Captain Fitzsimons commanded his company of militia until 1778, when France entered the war. British troops withdrew from Pennsylvania and began to focus on the southern states. It was at this time that Fitzsimons became more involved in politics at the state level. In 1782, he became a delegate at the Continental Congress. In 1786, he was elected as a Pennsylvania state legislator and served for three terms until 1789. In 1787, he was selected to represent Pennsylvania at the Constitutional Congress, where the United States Constitution was written and ratified. He, along with Daniel Carroll, were the only two Catholics to sign to Constitution. 

Born in Belfast, Ireland in 1741, not much else is known about Fitzsimons’ family. He had three brothers – Nicholas, Andrew and John – and one sister, Ann. He and his family immigrated to America as early as 1760, where they became residents of Philadelphia. It was here that Fitzsimons would stake his claim as a businessman and politician. 

In 1763, Fitzsimons married Catharine Meade, whose brother, George Meade, would later go into business with Fitzsimons and build one of the most successful commercial trade houses in Philadelphia. Throughout his life, Fitzsimons was in close correspondence with Bishop John Carrollthese letters revealed insights into the Catholic Founding Father’s personal life. In a letter to Bishop Carroll in 1808, Fitzsimons wrote of being married to Catharine for 45 years.

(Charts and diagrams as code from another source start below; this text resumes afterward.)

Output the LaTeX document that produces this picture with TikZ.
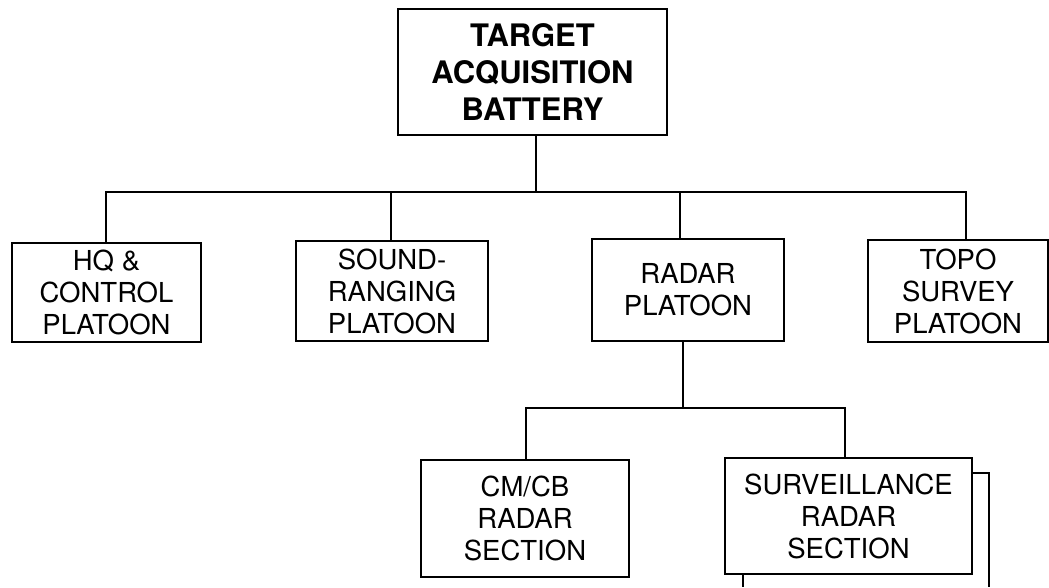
\documentclass[tikz,border=0pt]{standalone}
\usepackage{fontspec}
\setmainfont{TeX Gyre Heros}
\begin{document}
\begin{tikzpicture}[x=1pt,y=-1pt,
  box/.style={draw,line width=1.8pt,inner sep=0pt,align=center,
    font=\fontsize{27.5}{32}\selectfont},
  topbox/.style={box,font=\fontsize{31}{37}\selectfont\bfseries},
  conn/.style={line width=1.8pt}]
\useasboundingbox (0,0) rectangle (1049,587);
\node[topbox,minimum width=269pt,minimum height=126pt] (top) at (532.5,72) {TARGET\\ACQUISITION\\BATTERY};
\node[box,minimum width=189pt,minimum height=99pt] (hq) at (106.5,292.5) {HQ \&\\CONTROL\\PLATOON};
\node[box,minimum width=192pt,minimum height=100pt] (snd) at (392,291) {SOUND-\\RANGING\\PLATOON};
\node[box,minimum width=192pt,minimum height=102pt] (rad) at (688,290) {RADAR\\PLATOON};
\node[box,minimum width=180pt,minimum height=102pt] (topo) at (958,291) {TOPO\\SURVEY\\PLATOON};
\node[box,minimum width=208pt,minimum height=117pt] (cmcb) at (525,518.5) {CM/CB\\RADAR\\SECTION};
\node[box,minimum width=247pt,minimum height=116pt] (surv) at (848.5,516) {SURVEILLANCE\\RADAR\\SECTION};
\coordinate (bus) at (0,192);
\coordinate (sub) at (0,408);
\coordinate (e1) at (989,587);
\coordinate (e2) at (743,587);
% top level
\draw[conn] ([xshift=3.5pt]top.south) -- ([xshift=3.5pt]top.south |- bus);
\draw[conn] ([xshift=-0.5pt]hq.north) |- ([xshift=8pt]topo.north |- bus) -- ([xshift=8pt]topo.north);
\draw[conn] ([xshift=-1pt]snd.north) -- ([xshift=-1pt]snd.north |- bus);
\draw[conn] ([xshift=-8pt]rad.north) -- ([xshift=-8pt]rad.north |- bus);
% radar sub-level
\draw[conn] ([xshift=-5pt]rad.south) -- ([xshift=-5pt]rad.south |- sub);
\draw[conn] ([xshift=1pt]cmcb.north) |- ([xshift=-3.5pt]surv.north |- sub) -- ([xshift=-3.5pt]surv.north);
% continuing lines
\draw[conn] ([yshift=-16pt]surv.north east) -| (e1);
\draw[conn] (surv.south -| e2) -- (e2);
\end{tikzpicture}
\end{document}
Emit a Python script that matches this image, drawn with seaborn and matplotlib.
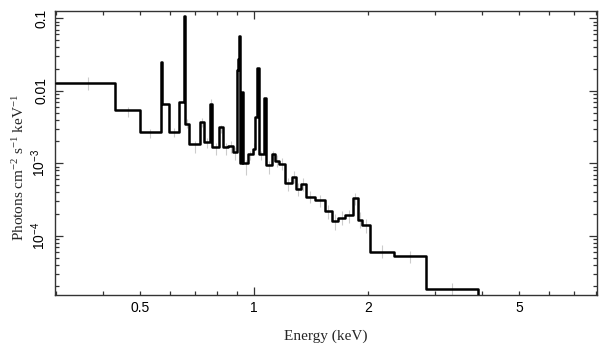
import matplotlib
matplotlib.use("Agg")
import matplotlib.pyplot as plt
from matplotlib.ticker import FixedLocator, FixedFormatter, NullFormatter
import seaborn as sns
import pandas as pd

# ---- model spectrum: bin edges (keV) and flux per bin (photons cm^-2 s^-1 keV^-1)
bin_edges = [0.300, 0.430, 0.500, 0.567, 0.571, 0.596, 0.635, 0.652, 0.656, 0.675,
             0.720, 0.738, 0.766, 0.774, 0.810, 0.827, 0.855, 0.881, 0.900, 0.909,
             0.914, 0.920, 0.927, 0.935, 0.965, 0.992, 1.006, 1.016, 1.029, 1.064,
             1.074, 1.113, 1.136, 1.166, 1.206, 1.256, 1.288, 1.330, 1.371, 1.448,
             1.539, 1.602, 1.668, 1.738, 1.827, 1.875, 1.930, 2.022, 2.344, 2.837,
             3.905]
model_flux = [0.0127, 0.00543, 0.00268, 0.0252, 0.00657, 0.00268, 0.00707, 0.108, 0.00348,
              0.00183, 0.00371, 0.00199, 0.00651, 0.00168, 0.00314, 0.00168, 0.00173,
              0.00145, 0.0194, 0.0275, 0.0570, 0.00100, 0.00972, 0.00100, 0.00134,
              0.00156, 0.00439, 0.0208, 0.00133, 0.00803, 0.00095, 0.00134, 0.00107,
              0.00098, 0.00053, 0.00064, 0.00044, 0.00051, 0.000346, 0.000312,
              0.000222, 0.000160, 0.000176, 0.000194, 0.000329, 0.000165, 0.000141,
              6.04e-5, 5.26e-5, 1.85e-5]

# ---- observed data points (faint grey crosses)
data_energy = [0.365, 0.465, 0.533, 0.615, 0.666, 0.697, 0.729, 0.751, 0.771, 0.794,
               0.818, 0.841, 0.868, 0.890, 0.950, 0.978, 0.999, 1.045, 1.096, 1.124,
               1.151, 1.186, 1.231, 1.272, 1.309, 1.350, 1.409, 1.493, 1.570, 1.635,
               1.703, 1.782, 1.851, 1.902, 1.976, 2.177, 2.579, 3.330]
data_flux = [0.0128, 0.0052, 0.0026, 0.0027, 0.0036, 0.0017, 0.0037, 0.0019, 0.0068, 0.0016,
             0.0030, 0.0016, 0.0017, 0.0014, 0.0009, 0.0013, 0.0016, 0.0013, 0.00090, 0.0013,
             0.0011, 0.0010, 0.00052, 0.00066, 0.00044, 0.00052, 0.00035, 0.00031, 0.00022,
             0.00016, 0.00018, 0.00019, 0.00033, 0.00017, 0.00014, 6.2e-5, 5.2e-5, 1.85e-5]
data_err = [0.0025, 0.0008, 0.0004, 0.0004, 0.0005, 0.0003, 0.0005, 0.0003, 0.0009, 0.0003,
            0.0004, 0.0003, 0.0003, 0.0003, 0.0002, 0.0002, 0.0003, 0.0002, 0.00018, 0.0002,
            0.0002, 0.0002, 0.0001, 0.00012, 0.00009, 0.0001, 0.00007, 0.00006, 0.00005,
            0.00004, 0.00004, 0.00004, 0.00006, 0.00004, 0.00003, 1.2e-5, 1.0e-5, 4e-6]

x_tick_vals = [0.5, 1, 2, 5]
x_tick_labels = ["0.5", "1", "2", "5"]
x_minor_vals = [0.3, 0.4, 0.6, 0.7, 0.8, 0.9, 3, 4, 6, 7, 8]
y_tick_vals = [1e-4, 1e-3, 0.01, 0.1]
y_tick_labels = [r"$\mathsf{10^{-4}}$", r"$\mathsf{10^{-3}}$", "0.01", "0.1"]

sns.set_theme(style="ticks")
plt.rcParams["font.family"] = ["Liberation Sans", "DejaVu Sans"]
plt.rcParams["mathtext.fontset"] = "custom"
plt.rcParams["mathtext.rm"] = "Liberation Serif"
plt.rcParams["mathtext.sf"] = "Liberation Sans"
plt.rcParams["mathtext.it"] = "Liberation Serif:italic"

fig = plt.figure(figsize=(6.08, 3.57), dpi=100)
ax = fig.add_axes([55 / 608, 1 - 295 / 357, 542 / 608, 284 / 357])
ax.set_xscale("log")
ax.set_yscale("log")

# step line built from edges/values, closing with a drop at the last edge
step_x = bin_edges + [bin_edges[-1]]
step_y = model_flux + [model_flux[-1], 1e-6]
df = pd.DataFrame({"E": step_x, "F": step_y})

ax.errorbar(data_energy, data_flux, yerr=data_err, fmt="none",
            ecolor="#cccccc", elinewidth=0.8, capsize=0, zorder=1)
sns.lineplot(data=df, x="E", y="F", ax=ax, sort=False, estimator=None,
             drawstyle="steps-post", color="black", linewidth=1.8, zorder=3)

ax.set_xlim(0.2985, 8.03)
ax.set_ylim(1.526e-5, 0.126)

ax.xaxis.set_major_locator(FixedLocator(x_tick_vals))
ax.xaxis.set_major_formatter(FixedFormatter(x_tick_labels))
ax.xaxis.set_minor_locator(FixedLocator(x_minor_vals))
ax.xaxis.set_minor_formatter(NullFormatter())

ax.yaxis.set_major_locator(FixedLocator(y_tick_vals))
ax.yaxis.set_major_formatter(FixedFormatter(y_tick_labels))
ax.yaxis.set_minor_locator(FixedLocator([m * d for d in [1e-5, 1e-4, 1e-3, 1e-2, 1e-1]
                                         for m in range(2, 10)]))
ax.yaxis.set_minor_formatter(NullFormatter())

spine_col = "#333333"
for s in ax.spines.values():
    s.set_color(spine_col)
    s.set_linewidth(1.0)
    s.set_visible(True)

ax.tick_params(which="both", direction="in", top=True, right=True,
               color=spine_col, width=0.9, labelsize=10, labelcolor="black")
ax.tick_params(axis="x", which="major", length=3.2, pad=4.5)
ax.tick_params(axis="x", which="minor", length=3.2)
ax.tick_params(axis="y", which="major", length=5.8, pad=5)
ax.tick_params(axis="y", which="minor", length=3.2)
for lab in ax.get_yticklabels():
    lab.set_rotation(90)
    lab.set_va("center")

# only the decade tick (1 keV) is long on the x axis
t1 = ax.xaxis.get_major_ticks()[1]
t1.tick1line.set_markersize(5.8)
t1.tick2line.set_markersize(5.8)

ax.set_xlabel("Energy (keV)", family=["Liberation Serif", "DejaVu Serif"],
              fontsize=11, labelpad=10)
ax.set_ylabel(r"Photons cm$^{-2}$ s$^{-1}$ keV$^{-1}$",
              family=["Liberation Serif", "DejaVu Serif"], fontsize=11)
ax.yaxis.set_label_coords(-0.052, 0.45)

fig.savefig("out.png", dpi=100)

Additionally, local baptismal records show that he and Catharine stood as sponsors at the baptisms of three of Meade’s children. 

In 1774, Fitzsimons began his first foray into politics when he was elected as one of 13 Provincial Deputies who were given authority to call a general meeting of the citizens. It is believed he was the first Catholic to have ever held public office in the budding United States. Even so, anti-Catholic bigotry was common at the time and did exist within some of his fellow statesmen, such as John Adams, who once said in an address to the people of Great Britain that the Catholic faith was “a religion that has deluged your island in blood and dispersed impiety, bigotry, persecution, murder and rebellion through every part of the world.” 

Fitzsimons’ first stint in public office was brief, only lasting from May to July, but it was a foreshadowing his future involvement in state affairs. As the Revolutionary War broke out in 1775, Fitzsimons formed a company of soldiers to fight against the British army. He was assigned to the Third Battalion under Col. Cadwalader and Lieut. Col. John Nixon, who was the grandson of a Catholic. Behind the scenes, as George Washington and the like organized committees and framed what would become the Declaration of Independence, Fitzsimons ascended to the rank of Captain and continued to serve his country as a soldier and patriot.

In addition to his tenure as a commanding officer and politician, Fitzsimons also found success in other ventures. In 1781, he helped found the Bank of North America, the United States’ first de facto central bank, and served as its director until 1803. The latter years of his life were spent primarily in private business, but he maintained a consistent interest in public affairs; even Fitzsimons wasn’t exempt from the old adage, “once a politician, always a politician.” 

Through all of these endeavors, and even after befalling troubled financial times in the early 1800s, Fitzsimons remained a diligent philanthropist. He gave immense support to St. Augustine’s Catholic Church in Philadelphia and was invested in the improvement of public education in the commonwealth. As one of his contemporaries wrote after his death in 1811, “he died in the esteem, affection and gratitude of all classes of his fellow citizens.” 

Fitzsimons was buried in the graveyard of St. Mary’s Catholic Church in Philadelphia, which is now part of Independence National Historical Park. His name may not be a household one like Washington or Jefferson, but Fitzsimons can be remembered as something of an unsung Founding Father of the United Statesa man whose life of quiet faith, humble service and admirable patriotism exemplifies the values that this country was founded upon in a simple yet profound way.